## BEGIN Dataset section

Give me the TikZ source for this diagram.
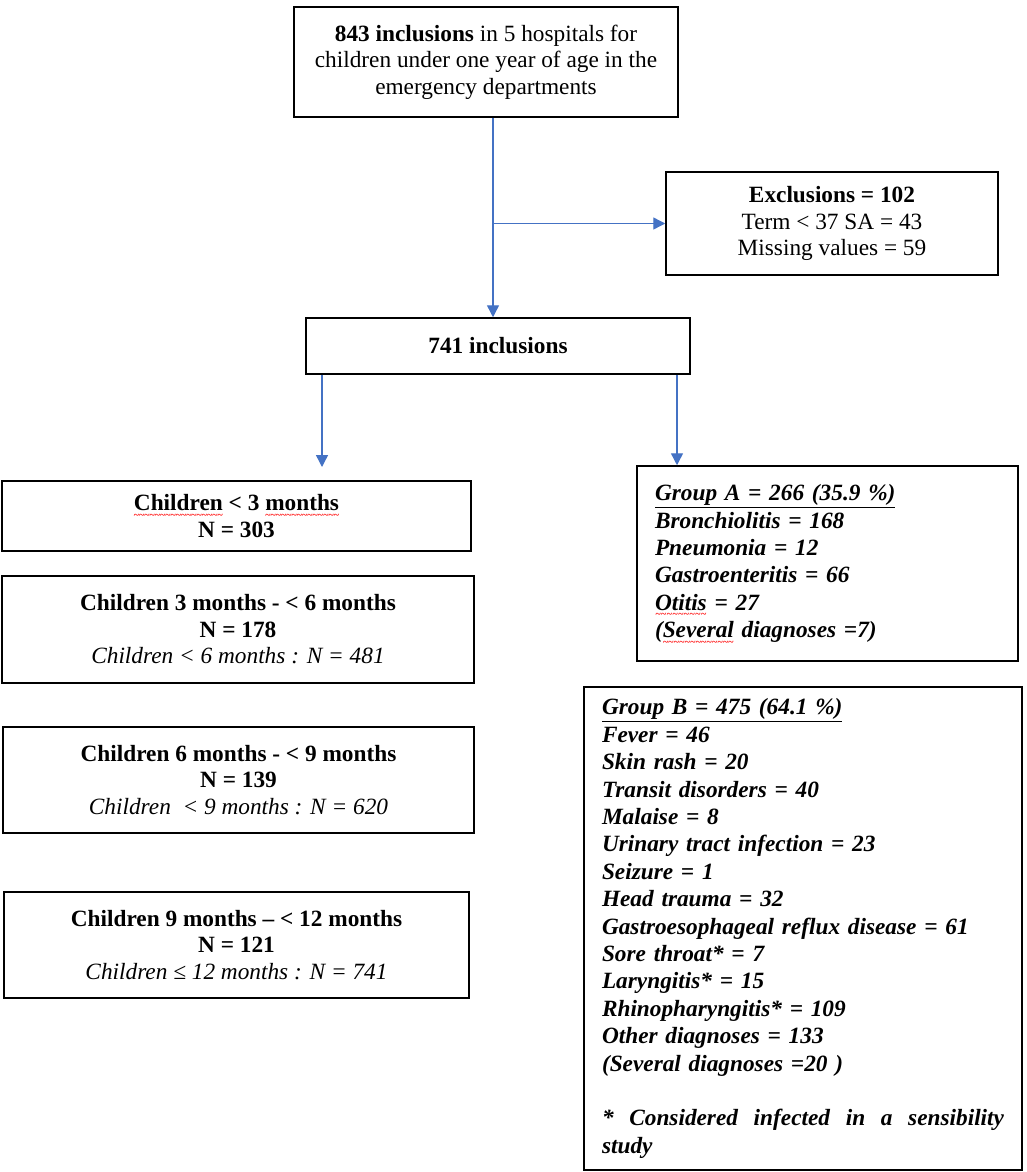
\documentclass[tikz,border=0pt]{standalone}
\usepackage{fontspec}
\setmainfont{Liberation Serif}
\usetikzlibrary{arrows.meta, positioning}

\definecolor{flowblue}{HTML}{4472C4}
% red spell-check wave under a word
\newcommand\redwave[1]{\leavevmode\setbox0\hbox{#1}\rlap{\raisebox{-7.5pt}[0pt][0pt]{\hbox to \wd0{\color{red}\fontsize{10}{10}\selectfont\bfseries\upshape\xleaders\hbox{\textasciitilde}\hfill}}}#1}

\begin{document}
\begin{tikzpicture}[x=1pt, y=-1pt,
  box/.style={draw, line width=1.5pt, rectangle, align=center, inner sep=0pt, font={\fontsize{23.3}{26.5}\selectfont}},
  listbox/.style={draw, line width=1.5pt, rectangle, align=left, inner xsep=18pt, inner ysep=0pt, font={\fontsize{23.3}{27.4}\selectfont\bfseries\itshape}},
  link/.style={flowblue, line width=1.4pt},
  flow/.style={link, -{Triangle[length=12pt,width=12pt]}}]
\useasboundingbox (0,0) rectangle (1026,1172);

% Top part
\node[box, minimum width=384pt, minimum height=110pt] (top) at (486,62) {\textbf{843 inclusions} in 5 hospitals for\\children under one year of age in the\\emergency departments};
\node[box, minimum width=332pt, minimum height=103pt] (excl) at (832,223.5) {\textbf{Exclusions = 102}\\Term < 37 SA = 43\\Missing values = 59};
\node[box, minimum width=384pt, minimum height=56pt] (incl) at (498,346) {\textbf{741 inclusions}};

% Age classes
\node[box, minimum width=469pt, minimum height=70pt] (age3) at (236.5,516) {\textbf{\redwave{Children} < 3 \redwave{months}}\\\textbf{N = 303}};
\node[box, minimum width=472pt, minimum height=107pt] (age6) at (238,629.5) {\textbf{Children 3 months - < 6 months}\\\textbf{N = 178}\\\textit{Children < 6 months : N = 481}};
\node[box, minimum width=471pt, minimum height=106pt] (age9) at (238.5,780) {\textbf{Children 6 months - < 9 months}\\\textbf{N = 139}\\\textit{Children~ < 9 months : N = 620}};
\node[box, minimum width=465pt, minimum height=106pt] (age12) at (236.5,945) {\textbf{Children 9 months -- < 12 months}\\\textbf{N = 121}\\\textit{Children ≤ 12 months : N = 741}};

% Diagnosis groups
\node[listbox, text width=345pt, minimum height=195pt] (grpA) at (827.5,563.5) {\underline{Group A = 266 (35.9 \%)}\\Bronchiolitis = 168\\Pneumonia = 12\\Gastroenteritis = 66\\\redwave{Otitis} = 27\\(\redwave{Several} diagnoses =7)};
\node[listbox, text width=402pt, minimum height=483pt] (grpB) at (803,928.5) {\underline{Group B = 475 (64.1 \%)}\\Fever = 46\\Skin rash = 20\\Transit disorders = 40\\Malaise = 8\\Urinary tract infection = 23\\Seizure = 1\\Head trauma = 32\\Gastroesophageal reflux disease = 61\\Sore throat* = 7\\Laryngitis* = 15\\Rhinopharyngitis* = 109\\Other diagnoses = 133\\(Several diagnoses =20 )\\[27.4pt]*\hfill Considered\hfill infected\hfill in\hfill a\hfill sensibility\\study};

% Arrows
\coordinate (split) at (493,223.5);
\coordinate (leftend) at (322,467);
\coordinate (rightx) at (677,0);
\draw[link] (top.south -| split) -- (split);
\draw[flow] (split) -- (excl.west);
\draw[flow] (split) -- (split |- incl.north);
\draw[flow] (incl.south -| leftend) -- (leftend);
\draw[flow] (incl.south -| rightx) -- (grpA.north -| rightx);
\end{tikzpicture}
\end{document}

## END Dataset section

### Requirements
Write out the material above once more, exactly as it reads, with no pictures.

### Exercise solution
Give me the TikZ source for this diagram.
\documentclass[tikz,border=0pt]{standalone}
\usepackage{fontspec}
\setmainfont{Liberation Serif}
\usetikzlibrary{arrows.meta, positioning}

\definecolor{flowblue}{HTML}{4472C4}
% red spell-check wave under a word
\newcommand\redwave[1]{\leavevmode\setbox0\hbox{#1}\rlap{\raisebox{-7.5pt}[0pt][0pt]{\hbox to \wd0{\color{red}\fontsize{10}{10}\selectfont\bfseries\upshape\xleaders\hbox{\textasciitilde}\hfill}}}#1}

\begin{document}
\begin{tikzpicture}[x=1pt, y=-1pt,
  box/.style={draw, line width=1.5pt, rectangle, align=center, inner sep=0pt, font={\fontsize{23.3}{26.5}\selectfont}},
  listbox/.style={draw, line width=1.5pt, rectangle, align=left, inner xsep=18pt, inner ysep=0pt, font={\fontsize{23.3}{27.4}\selectfont\bfseries\itshape}},
  link/.style={flowblue, line width=1.4pt},
  flow/.style={link, -{Triangle[length=12pt,width=12pt]}}]
\useasboundingbox (0,0) rectangle (1026,1172);

% Top part
\node[box, minimum width=384pt, minimum height=110pt] (top) at (486,62) {\textbf{843 inclusions} in 5 hospitals for\\children under one year of age in the\\emergency departments};
\node[box, minimum width=332pt, minimum height=103pt] (excl) at (832,223.5) {\textbf{Exclusions = 102}\\Term < 37 SA = 43\\Missing values = 59};
\node[box, minimum width=384pt, minimum height=56pt] (incl) at (498,346) {\textbf{741 inclusions}};

% Age classes
\node[box, minimum width=469pt, minimum height=70pt] (age3) at (236.5,516) {\textbf{\redwave{Children} < 3 \redwave{months}}\\\textbf{N = 303}};
\node[box, minimum width=472pt, minimum height=107pt] (age6) at (238,629.5) {\textbf{Children 3 months - < 6 months}\\\textbf{N = 178}\\\textit{Children < 6 months : N = 481}};
\node[box, minimum width=471pt, minimum height=106pt] (age9) at (238.5,780) {\textbf{Children 6 months - < 9 months}\\\textbf{N = 139}\\\textit{Children~ < 9 months : N = 620}};
\node[box, minimum width=465pt, minimum height=106pt] (age12) at (236.5,945) {\textbf{Children 9 months -- < 12 months}\\\textbf{N = 121}\\\textit{Children ≤ 12 months : N = 741}};

% Diagnosis groups
\node[listbox, text width=345pt, minimum height=195pt] (grpA) at (827.5,563.5) {\underline{Group A = 266 (35.9 \%)}\\Bronchiolitis = 168\\Pneumonia = 12\\Gastroenteritis = 66\\\redwave{Otitis} = 27\\(\redwave{Several} diagnoses =7)};
\node[listbox, text width=402pt, minimum height=483pt] (grpB) at (803,928.5) {\underline{Group B = 475 (64.1 \%)}\\Fever = 46\\Skin rash = 20\\Transit disorders = 40\\Malaise = 8\\Urinary tract infection = 23\\Seizure = 1\\Head trauma = 32\\Gastroesophageal reflux disease = 61\\Sore throat* = 7\\Laryngitis* = 15\\Rhinopharyngitis* = 109\\Other diagnoses = 133\\(Several diagnoses =20 )\\[27.4pt]*\hfill Considered\hfill infected\hfill in\hfill a\hfill sensibility\\study};

% Arrows
\coordinate (split) at (493,223.5);
\coordinate (leftend) at (322,467);
\coordinate (rightx) at (677,0);
\draw[link] (top.south -| split) -- (split);
\draw[flow] (split) -- (excl.west);
\draw[flow] (split) -- (split |- incl.north);
\draw[flow] (incl.south -| leftend) -- (leftend);
\draw[flow] (incl.south -| rightx) -- (grpA.north -| rightx);
\end{tikzpicture}
\end{document}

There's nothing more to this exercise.